Tuesday, May 23, 2006Stop Prisoner Rape prepared a new report for the committee to examine.
It seems to have convinced them that a major problem exists, and they've come out against it. It's good to see this problem getting some sort of attention.
Sat, May. 20, 2006
UN: Sex abuse still rife in U.S. prisons
GENEVA - U.S. prison authorities have failed to protect inmates against sexual violence, a U.N. report said yesterday.
The U.N. Committee Against Torture criticized slowness in investigating claims of sexual assault in prisons in the United States and said "appropriate measures to combat these abuses have not been implemented."
It noted that people of "differing sexual orientation" were particularly vulnerable.
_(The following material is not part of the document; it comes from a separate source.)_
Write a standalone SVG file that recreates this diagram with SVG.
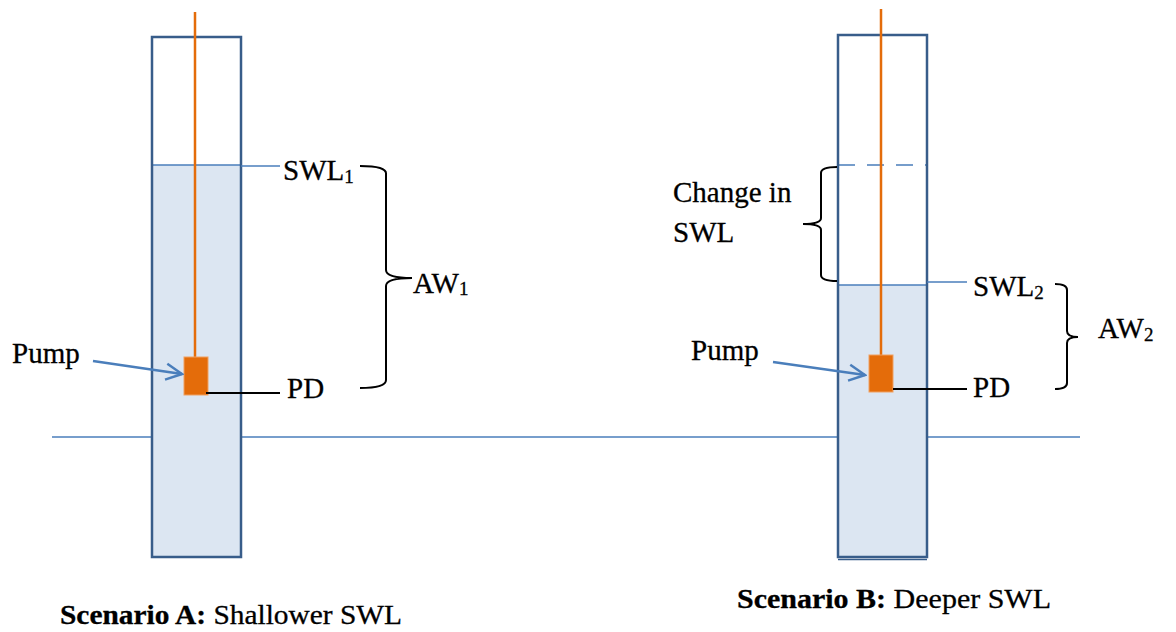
<svg xmlns="http://www.w3.org/2000/svg" width="1176" height="632" viewBox="0 0 1176 632">
<defs>
<style>
.well{fill:none;stroke:#385D8A;stroke-width:2.5}
.water{fill:#DCE6F2;stroke:none}
.wl{stroke:#4A7EBB;stroke-width:1.5;fill:none}
.pipe{stroke:#E46C0A;stroke-width:2.5;fill:none}
.pump{fill:#E46C0A;stroke:#F0A060;stroke-width:1}
.blk{stroke:#000;stroke-width:2;fill:none}
.brace{stroke:#000;stroke-width:2;fill:none}
.arrow{stroke:#4A7EBB;stroke-width:2.5;fill:none}
.lbl{font-size:29px}
.sub{font-size:19px}
.cap{font-size:27px}
.b{font-weight:bold}
</style>
<marker id="openArrow" viewBox="0 0 20 20" refX="18" refY="10" markerWidth="20" markerHeight="20" markerUnits="userSpaceOnUse" orient="auto">
<path d="M2,2 L18,10 L2,18" fill="none" stroke="#4A7EBB" stroke-width="2.5"/>
</marker>
</defs>
<rect width="1176" height="632" fill="#fff"/>

<g id="ground">
<line class="wl" x1="52" y1="437" x2="1080" y2="437"/>
</g>

<g id="wellA">
<rect class="water" x="152" y="165" width="89" height="392"/>
<line class="wl" x1="152" y1="165" x2="241" y2="165"/>
<rect class="well" x="152" y="37" width="89" height="520"/>
<line class="pipe" x1="195" y1="12" x2="195" y2="358"/>
</g>

<g id="pumpA">
<rect class="pump" x="184" y="357" width="24" height="38"/>
</g>

<g id="wellB">
<rect class="water" x="838" y="285" width="89" height="272"/>
<line class="wl" x1="838" y1="285" x2="927" y2="285"/>
<line class="wl" x1="838" y1="165" x2="927" y2="165" stroke-dasharray="17,12"/>
<rect class="well" x="838" y="35" width="89" height="522"/>
<line x1="838" y1="559.5" x2="927" y2="559.5" stroke="#385D8A" stroke-width="1.5"/>
<line class="pipe" x1="881" y1="9" x2="881" y2="356"/>
</g>

<g id="pumpB">
<rect class="pump" x="869" y="355" width="24" height="37"/>
</g>

<g id="connectors">
<line class="wl" x1="241" y1="166" x2="280" y2="166"/>
<line class="blk" x1="206" y1="393" x2="280" y2="393"/>
<line class="wl" x1="927" y1="282" x2="967" y2="282"/>
<line class="blk" x1="893" y1="389" x2="967" y2="389"/>
<line class="arrow" x1="93" y1="361" x2="182" y2="374" marker-end="url(#openArrow)"/>
<line class="arrow" x1="773" y1="362" x2="865" y2="375" marker-end="url(#openArrow)"/>
<path class="brace" d="M360,166 Q387,166 386,174 L386,270 Q386,278 412,278 Q386,278 386,286 L386,380 Q386,388 360,388"/>
<path class="brace" d="M1055,284 Q1067,284 1067,290 L1067,331 Q1067,337 1078,337 Q1067,337 1067,343 L1067,383 Q1067,389 1055,389"/>
<path class="brace" d="M837,167 Q821,167 821,173 L821,218 Q821,224 803,224 Q821,224 821,230 L821,275 Q821,281 837,281"/>
</g>

<g id="labels" font-family="'Liberation Serif', 'Times New Roman', serif" fill="#000" stroke="#000" stroke-width="0.3">
<text class="lbl" x="283" y="180">SWL<tspan class="sub" dy="3">1</tspan></text>
<text class="lbl" x="413" y="293">AW<tspan class="sub" dy="2">1</tspan></text>
<text class="lbl" x="287" y="398">PD</text>
<text class="lbl" x="12" y="363">Pump</text>
<text class="lbl" x="673" y="202">Change in</text>
<text class="lbl" x="673" y="242">SWL</text>
<text class="lbl" x="973" y="296">SWL<tspan class="sub" dy="3">2</tspan></text>
<text class="lbl" x="1098" y="338">AW<tspan class="sub" dy="3">2</tspan></text>
<text class="lbl" x="973" y="397">PD</text>
<text class="lbl" x="691" y="360">Pump</text>
<text class="cap" x="60" y="624" textLength="342" lengthAdjust="spacingAndGlyphs"><tspan class="b">Scenario A:</tspan> Shallower SWL</text>
<text class="cap" x="737" y="608" textLength="314" lengthAdjust="spacingAndGlyphs"><tspan class="b">Scenario B:</tspan> Deeper SWL</text>
</g>
</svg>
The Prison Rape Elimination Act, signed into law by President Bush in 2003, was designed to combat sexual violence in prisons - once treated as a minor, if not invisible problem - by requiring states to draft prevention, education and monitoring plans.
According to background information in the 2003 law, at least 13 percent of U.S. inmates have been sexually assaulted in prison.
In its last review of U.S. anti-torture policies six years ago - before 9/11 - the committee cited the United States' use of electroshock devices to restrain prisoners, "excessively harsh" conditions in prisons for the most violent offenders and police ill-treatment of civilians.